Monate war von Joachim Gauck nichts zu hören. Jetzt hat er sich wieder zu Wort gemeldet. Zunächst vor zwei Wochen im „Spiegel“, dann in der „Zeit“ und auf „T-Online“. Denn er hat uns mit dem neuen Buch „Toleranz: einfach schwer“ beschenkt. Sein „Spiegel“-Interview hatte im Vorfeld eine Kontroverse ausgelöst. Denn dort hatte sich Gauck eine „erweiterte Toleranz in Richtung rechts“ gewünscht. Er forderte dabei, nicht jeden, der „schwer konservativ“ ist, für eine Gefahr für die Demokratie zu halten. Alle rätselten, was er denn mit „schwer konservativ“ meinte. Offensichtlich nicht, dass CDU und CSU ständig das Asylrecht verschärfen und im Inneren auf „Law und Order“ sowie die Einschränkung von Grundrechten, auf Militarisierung der Gesellschaft und Aufrüstung setzen. Oder nicht, dass die in vielen Fragen sicher „sehr schwer konservative“ Kramp-Karrenbauer die Meinungsfreiheit einschränken will, wenn es um Kritik an der CDU geht oder sie den „sehr schwer konservativen“ Friedrich Merz in die politische Arbeit der Partei einbinden will.

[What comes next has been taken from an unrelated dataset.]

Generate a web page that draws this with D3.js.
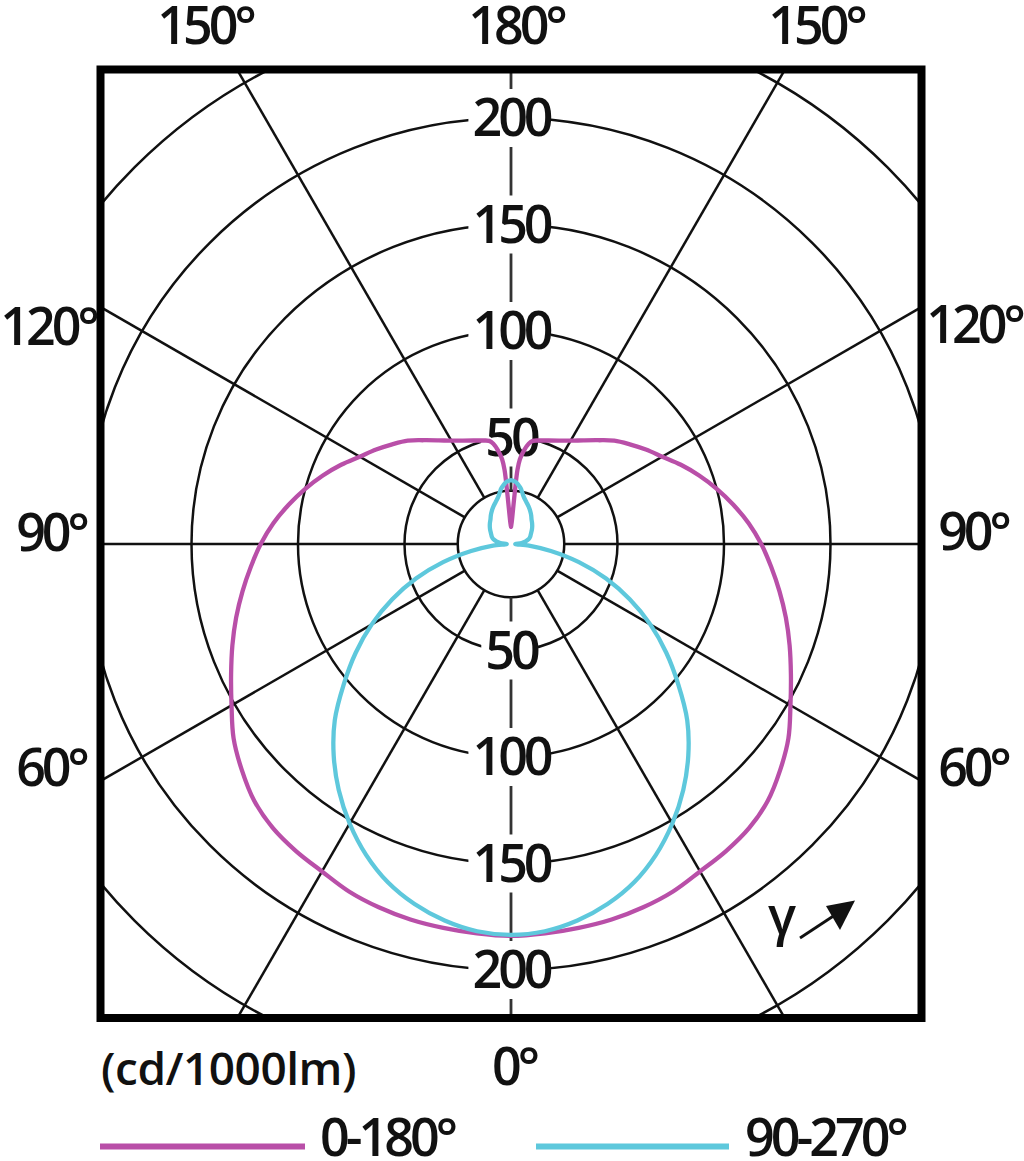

Eindeutig meint der parteilose Gauck vor allem die AfD beziehungsweise Teile der Partei und deren Wählerinnen und Wähler. Im Interview auf „T-Online“ erklärte er: „Solange diese Partei nicht verboten ist, sollten wir ihren Mitgliedern und Anhängern im Sinne der kämpferischen Toleranz vor allem mit Argumenten begegnen.“ Nicht nur in Bundestagsdebatten zeigt sich, dass das gar nicht geht. Und mit welchen Argumenten begegnet er Alexander Gauland, dem früheren CDU-Mitglied, mit dem er ja gar nicht reden will, der die faschistische Diktatur und ihre Menschheitsverbrechen als „Fliegenschiss“ in der deutschen Geschichte bezeichnete? Nicht hinnehmbar sei, meint Gauck nur, dass in dieser Partei verkappte Nazis aktiv sind und gruppenbezogene Menschenfeindlichkeit geduldet wird – als wäre die Mitgliedschaft in der AfD keine bewusste Entscheidung. Und weiter erklärte er, als handele es sich um eine Partei und Wählerschaft von Kleinstkindern: „Treibt man, wenn man eine ganze Partei aus der kämpferischen Toleranz ausschließt und zu Feinden erklärt, ihre Mitglieder und Anhänger nicht noch weiter in eine Trotzreaktion?“
In einem Kommentar in der „taz“ wurde Gauck „Rechtsversteher“ genannt: „Das rechte Reden ist nicht harmlose Verirrung, es ist oft gespickt mit tiefer Verachtung. Gaucks wie immer weichgespülte Rhetorik verharmlost und meint, mit etwas zugewandtem Tätscheln ließe sich ‚die Trotzreaktion’ beheben. Der lautstarke Ruf nach mehr Toleranz geht vor allem in eine Richtung: für Toleranz in Richtung rechts. Wenn es um Einwanderungspolitik geht, kann man die Platte einfach umdrehen, da heißt es dann: Schluss mit der Toleranz! Rechte kann man angeblich mit Toleranz wieder in die Gesellschaft holen. Ausländische Communities hingegen bleiben mit Toleranz Parallelgesellschaften.“
Wie Gauck seit 1990 bei seiner Tätigkeit als Bundesbeauftragter für die „Stasi-Unterlagenbehörde“ wie danach, in seinen Äußerungen über die DDR wie auch in seinem Beitrag zum „Schwarzbuch des Kommunismus“ (1998) bewiesen hat, hat seine angebliche „Toleranz“, von der er meint, sie müsse sich auf alle Menschen erstrecken, „ausgenommen diejenigen, die das Prinzip der Toleranz leugnen“, auch noch ganz andere Grenzen.